IL SOTTO-MARINO E’ RIEMERSO! DOPO L’ASSOLUZIONE, L’EX SINDACO ALLA RISCOSSA: "PRONTO A RIPRENDERE LA BATTAGLIA PER ROMA. LA SENTENZA DELLA CASSAZIONE FA GIUSTIZIA MA PURTROPPO NON PUÒ SANARE LA FERITA ALLA DEMOCRAZIA CONSUMATA NEL 2015, QUANDO FUI CACCIATO PERCHÉ LA MIA GIUNTA PORTAVA AVANTI UN' AZIONE SENZA COMPROMESSI PER PORTARE LA LEGALITÀ E IL CAMBIAMENTO A ROMA - LA MIA CADUTA HA 26 NOMI E UN UNICO MANDANTE” (MATTEO RENZI…)
-Fabio Martini per la Stampa
Il professor Ignazio Marino, il «marziano» che spiazzò il suo partito e i poteri forti di Roma, non si smentisce neppure stavolta. Ha atteso la sentenza che decideva del suo onore nel lontanissimo Messico, dove è impegnato in un «importante convegno scientifico», come racconta lui stesso. Alla sentenza della Cassazione dedica qualche minuto, il tempo di buttar giù un comunicato e «ne riparliamo domani».
Ma prima di intervenire nel convegno, Marino dice a La Stampa : «La sentenza della Cassazione fa giustizia ma purtroppo non può sanare la ferita alla democrazia consumata allora, non rimedia ai gravi fatti del 2015, quando fui cacciato perché la mia giunta portava avanti un' azione senza compromessi per portare la legalità e il cambiamento a Roma. Io sono pronto a riprendere la battaglia per dare a Roma la qualità e la dignità che merita».
Marino è felice. Quattro anni fa, nel pieno del suo mandato da sindaco di Roma, era stato crocifisso dal suo partito, il Pd di Renzi; era stato sbeffeggiato da Virginia Raggi, allora all' opposizione, che ebbe la grazia di offrirgli delle arance il giorno nel quale fu arrestato un esponente del Pd.
Ora la conclusione della vicenda giudiziaria è destinata a riaprire clamorosamente la partita politica, simbolica come poche altre: Marino fu costretto alle dimissioni da una raccolta di firme di consiglieri del suo stesso partito, con l' avallo del presidente del Consiglio Matteo Renzi e sulla scia di quel dimissionamento cruento, nelle successive elezioni il Pd andò incontro a una batosta che anticipò quella nazionale. E quanto ai Cinque stelle, conquistarono il Campidoglio con Virginia Raggi.
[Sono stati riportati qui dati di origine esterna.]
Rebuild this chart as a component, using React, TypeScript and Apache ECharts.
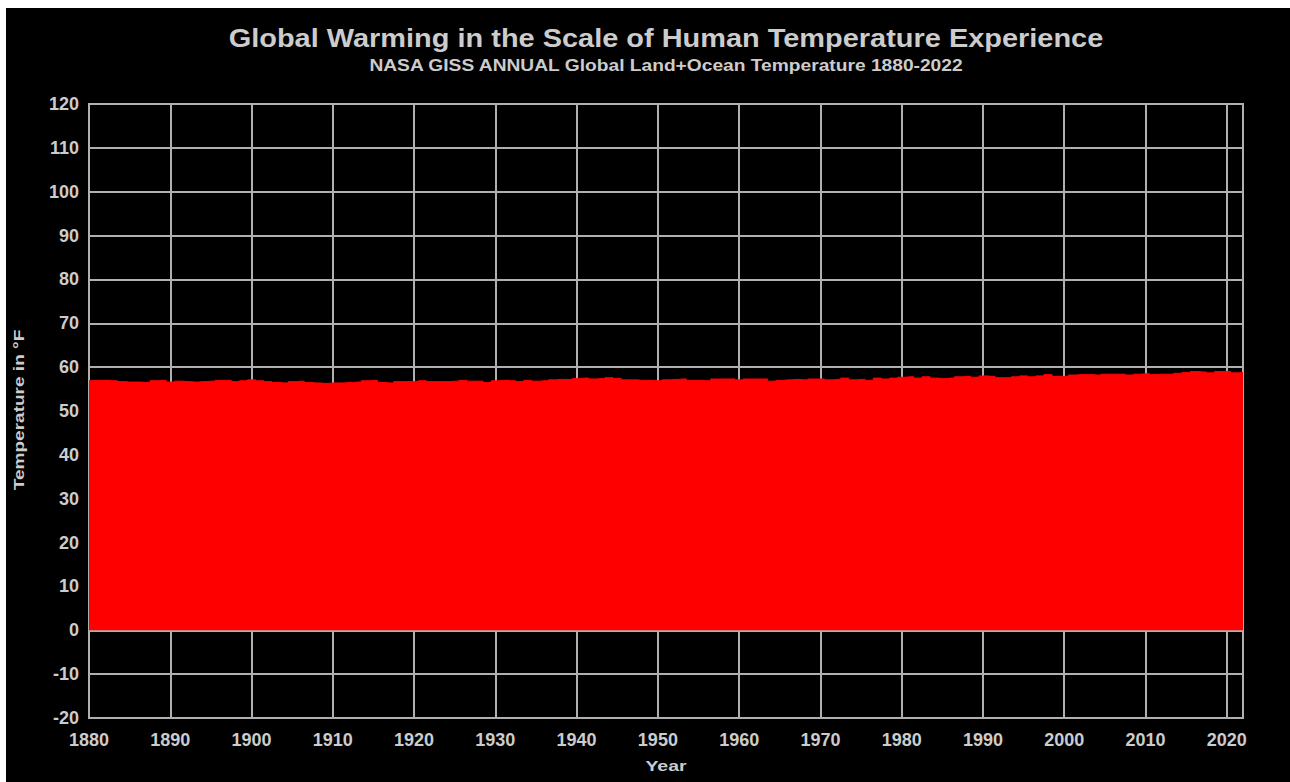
import React, { useEffect, useRef } from "react";
import * as echarts from "echarts";

const years: number[] = [];
for (let y = 1880; y <= 2022; y++) years.push(y);

// Annual global temperature in °F
const tempF: number[] = [
  56.9, 57.0, 57.0, 56.9, 56.7, 56.6, 56.6, 56.5, 56.9, 57.0,
  56.6, 56.8, 56.7, 56.6, 56.7, 56.8, 57.0, 57.0, 56.7, 56.9,
  57.1, 56.9, 56.7, 56.5, 56.4, 56.7, 56.8, 56.5, 56.4, 56.3,
  56.4, 56.4, 56.5, 56.6, 56.9, 57.0, 56.5, 56.4, 56.7, 56.7,
  56.7, 56.9, 56.7, 56.7, 56.7, 56.8, 57.0, 56.8, 56.8, 56.5,
  56.9, 57.0, 56.9, 56.7, 57.0, 56.8, 56.9, 57.1, 57.2, 57.2,
  57.4, 57.5, 57.3, 57.4, 57.6, 57.4, 57.1, 57.1, 57.0, 57.0,
  56.9, 57.1, 57.2, 57.3, 57.0, 57.0, 56.9, 57.3, 57.3, 57.3,
  57.1, 57.3, 57.3, 57.3, 56.8, 57.0, 57.1, 57.2, 57.1, 57.3,
  57.3, 57.1, 57.2, 57.5, 57.1, 57.2, 57.0, 57.5, 57.3, 57.5,
  57.7, 57.8, 57.5, 57.8, 57.5, 57.4, 57.5, 57.8, 57.9, 57.7,
  58.0, 57.9, 57.6, 57.6, 57.8, 58.0, 57.8, 58.0, 58.3, 57.9,
  57.9, 58.2, 58.3, 58.3, 58.2, 58.4, 58.4, 58.4, 58.2, 58.4,
  58.5, 58.3, 58.4, 58.4, 58.6, 58.8, 59.0, 58.9, 58.7, 59.0,
  59.0, 58.7, 58.8,
];

const titleText = "Global Warming in the Scale of Human Temperature Experience";
const subtitleText = "NASA GISS ANNUAL Global Land+Ocean Temperature 1880-2022";
const xName = "Year";
const yName = "Temperature in °F";

const FONT = "'Liberation Sans', Arial, sans-serif";
const TEXT = "#cccccc";
const GRID = "#b0b0b0";

export default function App() {
  const ref = useRef<HTMLDivElement>(null);
  useEffect(() => {
    if (!ref.current) return;
    const chart = echarts.init(ref.current, undefined, { renderer: "svg" });
    const data = years.map((y, i) => [y, tempF[i]]);
    const textStyle = (size: number) => ({
      fill: TEXT,
      fontFamily: FONT,
      fontWeight: "bold",
      fontSize: size,
      textAlign: "center",
      textVerticalAlign: "middle",
      verticalAlign: "middle",
    });
    chart.setOption({
      animation: false,
      backgroundColor: "#000000",
      graphic: [
        {
          type: "text",
          x: 660,
          y: 30,
          scaleX: 1.113,
          style: { text: titleText, ...textStyle(26) },
        },
        {
          type: "text",
          x: 660,
          y: 57.5,
          scaleX: 1.2,
          style: { text: subtitleText, ...textStyle(16) },
        },
        {
          type: "text",
          x: 13,
          y: 402,
          rotation: Math.PI / 2,
          scaleX: 1.27,
          style: { text: yName, ...textStyle(15) },
        },
        {
          type: "text",
          x: 660,
          y: 758,
          scaleX: 1.3,
          style: { text: xName, ...textStyle(15) },
        },
      ],
      grid: {
        left: 83,
        top: 96,
        right: 47,
        bottom: 64,
        show: true,
        borderColor: GRID,
        borderWidth: 2,
        backgroundColor: "transparent",
      },
      xAxis: {
        type: "value",
        min: 1880,
        max: 2022,
        interval: 10,
        axisLine: { show: true, onZero: false, lineStyle: { color: GRID, width: 2 } },
        axisTick: { show: false },
        axisLabel: {
          color: TEXT,
          fontFamily: FONT,
          fontWeight: "bold",
          fontSize: 18,
          margin: 13,
          showMaxLabel: false,
          formatter: (v: number) => String(v),
        },
        splitLine: { show: true, lineStyle: { color: GRID, width: 2 } },
      },
      yAxis: {
        type: "value",
        min: -20,
        max: 120,
        interval: 10,
        axisLine: { show: true, lineStyle: { color: GRID, width: 2 } },
        axisTick: { show: false },
        axisLabel: {
          color: TEXT,
          fontFamily: FONT,
          fontWeight: "bold",
          fontSize: 18,
          margin: 10,
        },
        splitLine: { show: true, lineStyle: { color: GRID, width: 2 } },
      },
      series: [
        {
          type: "line",
          data,
          step: "middle",
          showSymbol: false,
          symbol: "none",
          lineStyle: { color: "#ff0000", width: 1 },
          areaStyle: { color: "#ff0000", opacity: 1 },
          itemStyle: { color: "#ff0000" },
        },
      ],
    });
    return () => chart.dispose();
  }, []);
  return (
    <div
      ref={ref}
      style={{ position: "absolute", left: 6, top: 8, width: 1284, height: 774 }}
    />
  );
}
Vecchia e nuova vita Ignazio Marino già da qualche anno ha ripreso la sua attività di chirurgo del fegato negli Stati Uniti e da oggi tornerà a pensare al suo futuro. Nelle interviste che rilascerà nei prossimi giorni si può immaginare che «il marziano» sia pronto a togliersi parecchi «sassolini». Con Nicola Zingaretti, presidente della Regione, il sindaco Marino disse di non aver trovato mai una grande collaborazione. Ma il rapporto più difficile lo ha avuto con Matteo Renzi. Una volta Marino disse testualmente: «La mia caduta ha 26 nomi e un unico mandante. Io non ho avuto rapporti turbolenti con il presidente del Consiglio, nell' ultimo anno non ho avuto nessun rapporto».
E questo resta in effetti il punto forse più originale di tutta la vicenda. Nel marzo del 2015 il Papa annunciò a sorpresa un nuovo Giubileo e mentre Comune e Vaticano facevano le prime riunioni operative, il governo prese tempo. Renzi era restio a concedere un solo euro al Campidoglio, fino a quando a Porta a porta si produsse in una intemerata originalissima per un presidente del Consiglio: «Se fossi Marino, non starei tranquillo», «se sa farlo, governi Roma, sennò a casa». Un lessico "pop" e una brusca ingiunzione di sfratto dall' alto che poi portarono alle dimissioni imposte al sindaco, firmando un atto dal notaio.